Some structures within Banana Island Estate have been demolished and sealed by the Lagos State government over non-compliance to the building laws and regulations.
All the affected buildings had earlier been served a ‘Stop Work’ notice by the Lagos State Building Control Agency (LASBCA).
When the enforcement team arrived the spots, construction works were still ongoing on two buildings, while the others were just fenced land.
At 102 Close, K Zone, a section of the lagoon has been reclaimed with just the provision of narrow drainage for water to flow. As a result, the concrete and perimeter fence erected facing the lagoon were pulled down, while the building was sealed and the gate locked.
At 306 Close, a three two-storey building under construction was pulled down for not getting an approval to build as the development encroached on the state shoreline.
The enforcement team, led by the Commissioner for Physical Planning and Urban Development, Dr. Idris Salako, warned that the state government would not condone flagrant abuse of the state building laws and shoreline because it had noticed many residents were building properties without due recourse to state agencies for approval.
The commissioner said:
The gradual takeover of the waterways is a problem. In our master plan, the regional highway ought to pass through this route, but there is gradual encroachment on the way.
In terms of climate change, gradual reduction in the capacity of the lagoon to flow freely and the consequence the state would be made to grapple with in the future.
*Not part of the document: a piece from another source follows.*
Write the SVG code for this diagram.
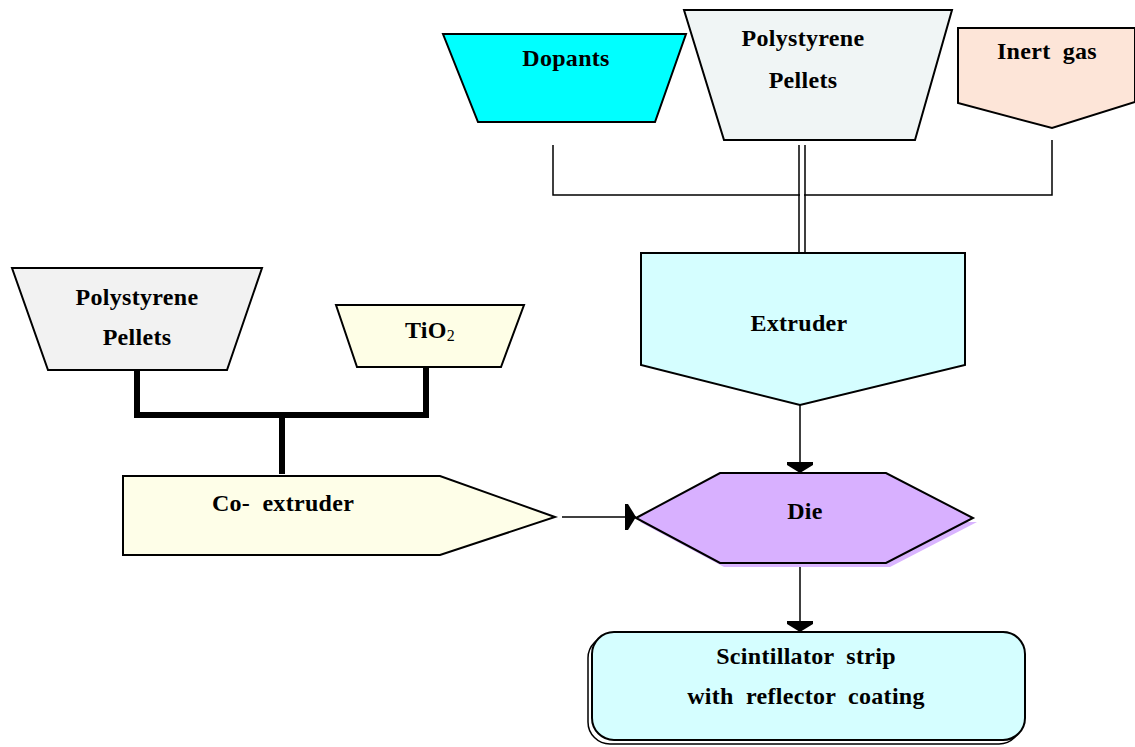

If there is heavy downpour today, residents in Parkview Estate, on the other side of the lagoon, would be in crisis because their community would be flooded. This is because people built beyond what was approved.
Salako said the enforcement became necessary because the state government felt there was a need to do something to halt the illegality.
The governor was here yesterday with the strong instruction that land reclaimed beyond what was approved should be demolished. We would continue to monitor to ensure that building laws and regulations are complied with, and it should even be voluntary compliance.
Speaking on why the two-storey building was pulled down, Salako said:
The buildings that were pulled down was a peculiar case because the owner and developer could not provide an approval and clearance to reclaim land before the metres he got from the state Land Bureau and Ministry of Waterfront.
They blew up their survey, this means more land metres were taken than what was given approval for. And the 30-metre setback the development was to observed was not adhered to. Also, the property is under a high tension wire. In all, the development has flaunted all building laws in the state.